__WHAT YOU ARE ASKED TO DO__
In the records that follow, locate every line with "this" and extract it.

__DATASET EXCERPTS__

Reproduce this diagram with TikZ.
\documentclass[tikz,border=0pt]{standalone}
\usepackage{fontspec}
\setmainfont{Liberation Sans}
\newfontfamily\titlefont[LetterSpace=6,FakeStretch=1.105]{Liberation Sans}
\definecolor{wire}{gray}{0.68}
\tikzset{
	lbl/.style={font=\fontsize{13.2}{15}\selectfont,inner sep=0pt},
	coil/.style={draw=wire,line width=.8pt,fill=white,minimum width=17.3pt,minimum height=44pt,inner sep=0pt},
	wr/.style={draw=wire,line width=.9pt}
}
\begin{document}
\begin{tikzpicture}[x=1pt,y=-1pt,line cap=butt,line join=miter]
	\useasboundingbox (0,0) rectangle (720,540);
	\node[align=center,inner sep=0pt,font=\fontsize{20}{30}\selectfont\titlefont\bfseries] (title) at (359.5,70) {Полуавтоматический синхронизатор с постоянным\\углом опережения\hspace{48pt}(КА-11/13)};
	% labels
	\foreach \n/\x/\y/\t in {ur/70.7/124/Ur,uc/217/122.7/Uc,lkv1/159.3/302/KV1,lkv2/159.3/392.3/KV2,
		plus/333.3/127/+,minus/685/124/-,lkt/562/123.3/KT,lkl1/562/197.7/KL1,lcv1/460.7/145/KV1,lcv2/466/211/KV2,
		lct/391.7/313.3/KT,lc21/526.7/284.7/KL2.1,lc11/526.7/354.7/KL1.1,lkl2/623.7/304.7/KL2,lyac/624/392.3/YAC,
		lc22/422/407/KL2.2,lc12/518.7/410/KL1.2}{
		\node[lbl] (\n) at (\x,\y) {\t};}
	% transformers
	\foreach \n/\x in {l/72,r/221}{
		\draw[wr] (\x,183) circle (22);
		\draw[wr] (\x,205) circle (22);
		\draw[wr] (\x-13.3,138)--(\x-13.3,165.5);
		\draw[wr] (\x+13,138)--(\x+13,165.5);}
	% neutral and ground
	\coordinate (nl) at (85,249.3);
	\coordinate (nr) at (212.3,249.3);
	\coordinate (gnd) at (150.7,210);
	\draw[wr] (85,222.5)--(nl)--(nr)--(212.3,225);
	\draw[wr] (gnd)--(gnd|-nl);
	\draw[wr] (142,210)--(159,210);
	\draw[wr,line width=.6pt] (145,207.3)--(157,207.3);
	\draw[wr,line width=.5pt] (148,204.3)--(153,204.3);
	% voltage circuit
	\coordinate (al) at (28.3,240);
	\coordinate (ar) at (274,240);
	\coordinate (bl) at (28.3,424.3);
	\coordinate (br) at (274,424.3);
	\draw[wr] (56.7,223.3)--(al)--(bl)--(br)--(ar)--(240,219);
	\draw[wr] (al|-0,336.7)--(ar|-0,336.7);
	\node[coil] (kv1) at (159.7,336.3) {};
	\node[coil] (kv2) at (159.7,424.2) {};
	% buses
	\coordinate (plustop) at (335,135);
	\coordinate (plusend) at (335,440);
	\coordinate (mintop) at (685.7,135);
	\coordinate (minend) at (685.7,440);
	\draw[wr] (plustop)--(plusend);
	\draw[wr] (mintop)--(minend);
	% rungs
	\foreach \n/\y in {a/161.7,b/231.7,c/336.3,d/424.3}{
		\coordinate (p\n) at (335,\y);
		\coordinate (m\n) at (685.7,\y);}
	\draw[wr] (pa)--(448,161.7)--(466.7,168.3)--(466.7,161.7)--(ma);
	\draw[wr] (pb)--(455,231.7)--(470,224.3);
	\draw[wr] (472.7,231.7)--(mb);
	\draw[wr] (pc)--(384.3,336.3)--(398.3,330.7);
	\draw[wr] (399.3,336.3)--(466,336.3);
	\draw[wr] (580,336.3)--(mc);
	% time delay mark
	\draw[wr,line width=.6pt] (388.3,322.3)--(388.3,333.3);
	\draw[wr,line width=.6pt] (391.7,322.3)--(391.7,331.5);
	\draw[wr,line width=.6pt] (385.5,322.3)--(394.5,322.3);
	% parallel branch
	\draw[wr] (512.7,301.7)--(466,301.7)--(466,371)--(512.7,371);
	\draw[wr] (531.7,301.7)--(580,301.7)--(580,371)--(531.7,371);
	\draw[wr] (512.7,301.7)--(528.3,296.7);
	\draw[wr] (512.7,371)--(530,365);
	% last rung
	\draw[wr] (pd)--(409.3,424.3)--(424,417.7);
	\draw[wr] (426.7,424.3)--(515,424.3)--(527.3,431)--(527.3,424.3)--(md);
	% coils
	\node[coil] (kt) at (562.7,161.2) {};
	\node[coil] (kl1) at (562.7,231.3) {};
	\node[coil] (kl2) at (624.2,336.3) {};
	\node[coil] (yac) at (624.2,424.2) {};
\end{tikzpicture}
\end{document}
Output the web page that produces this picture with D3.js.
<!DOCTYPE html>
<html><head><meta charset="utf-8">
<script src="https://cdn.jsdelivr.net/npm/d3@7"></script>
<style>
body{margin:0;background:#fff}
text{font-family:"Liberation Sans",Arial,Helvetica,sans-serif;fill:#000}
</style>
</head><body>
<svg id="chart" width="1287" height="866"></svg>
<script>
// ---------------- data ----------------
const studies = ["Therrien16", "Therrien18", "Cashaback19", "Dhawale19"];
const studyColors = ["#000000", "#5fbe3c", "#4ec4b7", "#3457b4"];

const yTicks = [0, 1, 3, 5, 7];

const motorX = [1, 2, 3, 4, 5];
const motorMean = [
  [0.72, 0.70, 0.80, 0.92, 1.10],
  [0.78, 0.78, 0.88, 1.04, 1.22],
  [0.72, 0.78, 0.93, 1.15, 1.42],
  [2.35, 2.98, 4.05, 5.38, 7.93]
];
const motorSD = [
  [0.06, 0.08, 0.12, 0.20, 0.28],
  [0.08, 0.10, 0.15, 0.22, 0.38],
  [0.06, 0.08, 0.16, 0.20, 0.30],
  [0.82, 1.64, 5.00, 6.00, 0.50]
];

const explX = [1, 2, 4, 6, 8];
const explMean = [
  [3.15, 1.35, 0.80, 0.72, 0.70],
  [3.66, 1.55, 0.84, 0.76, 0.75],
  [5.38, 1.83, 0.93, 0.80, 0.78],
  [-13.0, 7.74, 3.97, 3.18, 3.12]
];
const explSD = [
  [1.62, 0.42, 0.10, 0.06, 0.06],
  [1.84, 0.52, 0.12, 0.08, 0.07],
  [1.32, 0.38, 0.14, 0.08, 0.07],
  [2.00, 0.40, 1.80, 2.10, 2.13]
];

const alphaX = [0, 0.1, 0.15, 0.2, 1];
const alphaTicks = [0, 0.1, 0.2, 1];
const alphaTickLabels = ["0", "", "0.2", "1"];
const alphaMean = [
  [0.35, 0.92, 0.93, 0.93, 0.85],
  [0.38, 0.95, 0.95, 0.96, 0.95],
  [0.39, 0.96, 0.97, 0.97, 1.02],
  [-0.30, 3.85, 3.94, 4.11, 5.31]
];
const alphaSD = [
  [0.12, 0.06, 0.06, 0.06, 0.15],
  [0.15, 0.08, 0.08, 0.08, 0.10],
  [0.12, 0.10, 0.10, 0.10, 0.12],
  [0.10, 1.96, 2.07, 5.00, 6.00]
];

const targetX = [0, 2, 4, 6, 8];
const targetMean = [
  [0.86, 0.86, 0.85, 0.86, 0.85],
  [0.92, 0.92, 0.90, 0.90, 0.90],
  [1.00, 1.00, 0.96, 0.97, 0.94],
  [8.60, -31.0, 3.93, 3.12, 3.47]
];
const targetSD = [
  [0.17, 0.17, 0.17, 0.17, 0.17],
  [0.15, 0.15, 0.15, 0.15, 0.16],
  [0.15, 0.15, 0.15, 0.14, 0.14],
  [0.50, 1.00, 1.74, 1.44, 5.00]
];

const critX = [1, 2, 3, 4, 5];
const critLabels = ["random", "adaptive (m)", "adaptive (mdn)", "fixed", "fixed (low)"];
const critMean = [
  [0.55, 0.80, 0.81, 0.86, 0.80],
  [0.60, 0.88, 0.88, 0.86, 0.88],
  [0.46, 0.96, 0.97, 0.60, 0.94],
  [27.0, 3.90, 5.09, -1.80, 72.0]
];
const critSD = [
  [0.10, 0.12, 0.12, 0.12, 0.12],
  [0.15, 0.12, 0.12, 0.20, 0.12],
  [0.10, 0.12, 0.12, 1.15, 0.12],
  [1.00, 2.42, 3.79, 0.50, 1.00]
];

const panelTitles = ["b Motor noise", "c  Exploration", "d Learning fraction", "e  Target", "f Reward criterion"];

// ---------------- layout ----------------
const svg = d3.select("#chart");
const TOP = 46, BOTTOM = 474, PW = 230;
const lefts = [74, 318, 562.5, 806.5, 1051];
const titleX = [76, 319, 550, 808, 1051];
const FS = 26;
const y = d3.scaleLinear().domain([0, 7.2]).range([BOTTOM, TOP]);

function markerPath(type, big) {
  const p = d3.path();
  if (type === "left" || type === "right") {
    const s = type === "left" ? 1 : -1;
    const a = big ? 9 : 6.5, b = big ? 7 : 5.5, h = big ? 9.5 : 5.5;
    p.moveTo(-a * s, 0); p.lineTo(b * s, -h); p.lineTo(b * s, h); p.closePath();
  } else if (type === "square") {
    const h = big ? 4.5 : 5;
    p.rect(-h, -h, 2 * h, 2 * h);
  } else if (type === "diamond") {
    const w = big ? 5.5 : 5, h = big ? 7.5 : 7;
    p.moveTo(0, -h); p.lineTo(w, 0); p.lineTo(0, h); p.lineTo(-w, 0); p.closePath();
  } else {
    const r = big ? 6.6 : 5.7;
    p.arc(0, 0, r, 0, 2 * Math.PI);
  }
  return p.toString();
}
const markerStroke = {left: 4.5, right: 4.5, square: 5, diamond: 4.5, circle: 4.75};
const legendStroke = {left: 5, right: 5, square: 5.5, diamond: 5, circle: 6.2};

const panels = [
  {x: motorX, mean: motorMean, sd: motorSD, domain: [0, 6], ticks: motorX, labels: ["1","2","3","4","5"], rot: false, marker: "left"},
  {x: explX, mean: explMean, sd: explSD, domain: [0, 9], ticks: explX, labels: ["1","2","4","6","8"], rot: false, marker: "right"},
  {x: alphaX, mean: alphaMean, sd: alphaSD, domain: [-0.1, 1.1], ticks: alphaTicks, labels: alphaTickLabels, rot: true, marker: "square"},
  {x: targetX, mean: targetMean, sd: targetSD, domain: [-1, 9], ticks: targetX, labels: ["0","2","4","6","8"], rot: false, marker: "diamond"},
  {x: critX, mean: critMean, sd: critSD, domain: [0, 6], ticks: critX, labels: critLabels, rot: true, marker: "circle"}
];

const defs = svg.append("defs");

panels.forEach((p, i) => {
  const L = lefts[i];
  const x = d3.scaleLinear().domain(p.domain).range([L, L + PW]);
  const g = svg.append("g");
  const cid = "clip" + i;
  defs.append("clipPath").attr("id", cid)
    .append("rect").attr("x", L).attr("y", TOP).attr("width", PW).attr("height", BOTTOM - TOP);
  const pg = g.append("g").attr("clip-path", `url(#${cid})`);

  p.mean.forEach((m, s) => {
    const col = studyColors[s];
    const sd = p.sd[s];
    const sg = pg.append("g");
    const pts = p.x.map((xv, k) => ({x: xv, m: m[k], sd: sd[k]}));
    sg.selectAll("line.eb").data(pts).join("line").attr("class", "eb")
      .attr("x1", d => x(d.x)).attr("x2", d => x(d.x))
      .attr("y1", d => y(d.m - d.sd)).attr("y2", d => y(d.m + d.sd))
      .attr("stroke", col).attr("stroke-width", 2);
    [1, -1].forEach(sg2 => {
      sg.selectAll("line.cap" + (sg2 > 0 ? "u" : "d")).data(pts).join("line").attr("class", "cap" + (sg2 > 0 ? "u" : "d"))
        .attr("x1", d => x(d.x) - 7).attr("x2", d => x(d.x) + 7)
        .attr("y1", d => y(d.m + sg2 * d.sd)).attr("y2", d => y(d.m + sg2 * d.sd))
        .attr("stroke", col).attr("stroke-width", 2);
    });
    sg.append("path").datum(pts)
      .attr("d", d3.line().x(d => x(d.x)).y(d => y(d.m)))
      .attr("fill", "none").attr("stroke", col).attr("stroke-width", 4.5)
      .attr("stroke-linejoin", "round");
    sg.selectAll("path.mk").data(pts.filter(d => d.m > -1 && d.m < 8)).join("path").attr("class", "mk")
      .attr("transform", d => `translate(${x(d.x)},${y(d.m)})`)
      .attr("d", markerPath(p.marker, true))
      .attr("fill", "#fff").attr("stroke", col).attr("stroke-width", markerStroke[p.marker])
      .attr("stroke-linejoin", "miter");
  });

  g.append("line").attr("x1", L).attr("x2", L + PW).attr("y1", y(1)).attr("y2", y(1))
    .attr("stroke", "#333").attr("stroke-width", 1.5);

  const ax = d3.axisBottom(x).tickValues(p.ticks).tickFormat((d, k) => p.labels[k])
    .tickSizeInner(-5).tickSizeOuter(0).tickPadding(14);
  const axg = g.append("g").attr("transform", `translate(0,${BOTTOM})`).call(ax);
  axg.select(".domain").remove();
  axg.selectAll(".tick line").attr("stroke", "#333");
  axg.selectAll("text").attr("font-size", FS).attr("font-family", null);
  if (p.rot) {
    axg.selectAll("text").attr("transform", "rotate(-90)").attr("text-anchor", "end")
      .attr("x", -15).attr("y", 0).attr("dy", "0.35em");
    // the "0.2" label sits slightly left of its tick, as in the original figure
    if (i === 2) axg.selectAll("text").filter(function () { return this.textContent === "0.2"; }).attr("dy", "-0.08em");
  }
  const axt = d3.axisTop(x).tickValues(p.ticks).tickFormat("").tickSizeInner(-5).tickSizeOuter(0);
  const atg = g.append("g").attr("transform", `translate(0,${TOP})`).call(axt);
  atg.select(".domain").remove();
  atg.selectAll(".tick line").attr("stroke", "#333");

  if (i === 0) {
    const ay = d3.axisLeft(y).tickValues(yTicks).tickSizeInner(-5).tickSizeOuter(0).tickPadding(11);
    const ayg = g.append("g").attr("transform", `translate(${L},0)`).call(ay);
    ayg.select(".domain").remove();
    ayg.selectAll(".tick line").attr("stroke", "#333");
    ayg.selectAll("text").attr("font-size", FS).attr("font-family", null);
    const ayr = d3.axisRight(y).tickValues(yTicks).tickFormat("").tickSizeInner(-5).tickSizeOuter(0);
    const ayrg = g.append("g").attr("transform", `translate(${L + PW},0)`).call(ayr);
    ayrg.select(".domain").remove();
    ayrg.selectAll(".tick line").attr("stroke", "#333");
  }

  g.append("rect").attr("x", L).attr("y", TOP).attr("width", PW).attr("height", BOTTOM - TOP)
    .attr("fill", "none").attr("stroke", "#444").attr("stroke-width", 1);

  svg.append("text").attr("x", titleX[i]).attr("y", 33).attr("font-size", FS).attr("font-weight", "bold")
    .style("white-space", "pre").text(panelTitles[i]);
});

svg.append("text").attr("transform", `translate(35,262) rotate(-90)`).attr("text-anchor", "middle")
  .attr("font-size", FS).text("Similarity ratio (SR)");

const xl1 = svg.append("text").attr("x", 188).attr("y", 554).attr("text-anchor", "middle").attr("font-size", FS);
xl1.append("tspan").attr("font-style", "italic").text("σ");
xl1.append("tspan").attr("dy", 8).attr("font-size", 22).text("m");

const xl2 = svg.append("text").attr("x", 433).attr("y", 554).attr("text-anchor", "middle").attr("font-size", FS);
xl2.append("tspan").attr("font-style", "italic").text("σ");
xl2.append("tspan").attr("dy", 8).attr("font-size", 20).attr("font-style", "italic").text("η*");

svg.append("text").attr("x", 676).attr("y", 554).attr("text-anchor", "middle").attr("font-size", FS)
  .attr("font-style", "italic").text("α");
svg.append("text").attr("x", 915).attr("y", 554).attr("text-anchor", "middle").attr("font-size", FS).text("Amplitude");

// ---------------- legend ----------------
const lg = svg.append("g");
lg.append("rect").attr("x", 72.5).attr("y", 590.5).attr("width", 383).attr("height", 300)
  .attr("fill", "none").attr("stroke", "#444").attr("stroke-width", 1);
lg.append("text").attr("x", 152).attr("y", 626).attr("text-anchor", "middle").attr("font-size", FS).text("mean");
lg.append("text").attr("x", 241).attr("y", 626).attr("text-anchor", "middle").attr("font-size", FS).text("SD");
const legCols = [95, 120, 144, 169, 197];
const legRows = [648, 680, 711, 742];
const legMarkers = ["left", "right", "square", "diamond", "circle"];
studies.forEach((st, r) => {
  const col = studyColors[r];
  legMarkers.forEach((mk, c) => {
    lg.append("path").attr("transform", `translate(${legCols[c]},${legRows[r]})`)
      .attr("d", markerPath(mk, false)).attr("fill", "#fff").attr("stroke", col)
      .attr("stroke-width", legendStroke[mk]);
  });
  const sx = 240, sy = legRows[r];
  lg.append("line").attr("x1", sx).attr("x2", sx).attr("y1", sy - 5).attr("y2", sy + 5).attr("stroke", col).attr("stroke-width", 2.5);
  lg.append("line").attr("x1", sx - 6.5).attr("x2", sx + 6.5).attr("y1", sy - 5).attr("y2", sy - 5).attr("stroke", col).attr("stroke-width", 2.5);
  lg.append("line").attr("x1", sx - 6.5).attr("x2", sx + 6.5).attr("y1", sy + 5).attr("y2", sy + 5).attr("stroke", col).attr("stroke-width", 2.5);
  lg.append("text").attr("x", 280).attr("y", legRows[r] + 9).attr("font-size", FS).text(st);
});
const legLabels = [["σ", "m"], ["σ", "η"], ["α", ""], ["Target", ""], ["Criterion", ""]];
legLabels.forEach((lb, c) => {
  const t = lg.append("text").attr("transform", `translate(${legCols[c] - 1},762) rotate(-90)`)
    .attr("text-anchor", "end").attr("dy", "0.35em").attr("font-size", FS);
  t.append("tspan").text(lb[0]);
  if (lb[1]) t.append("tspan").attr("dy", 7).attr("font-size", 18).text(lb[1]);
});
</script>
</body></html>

__CORRECT RESPONSE__
Reproduce this diagram with TikZ.
Output the web page that produces this picture with D3.js.
    if (i === 2) axg.selectAll("text").filter(function () { return this.textContent === "0.2"; }).attr("dy", "-0.08em");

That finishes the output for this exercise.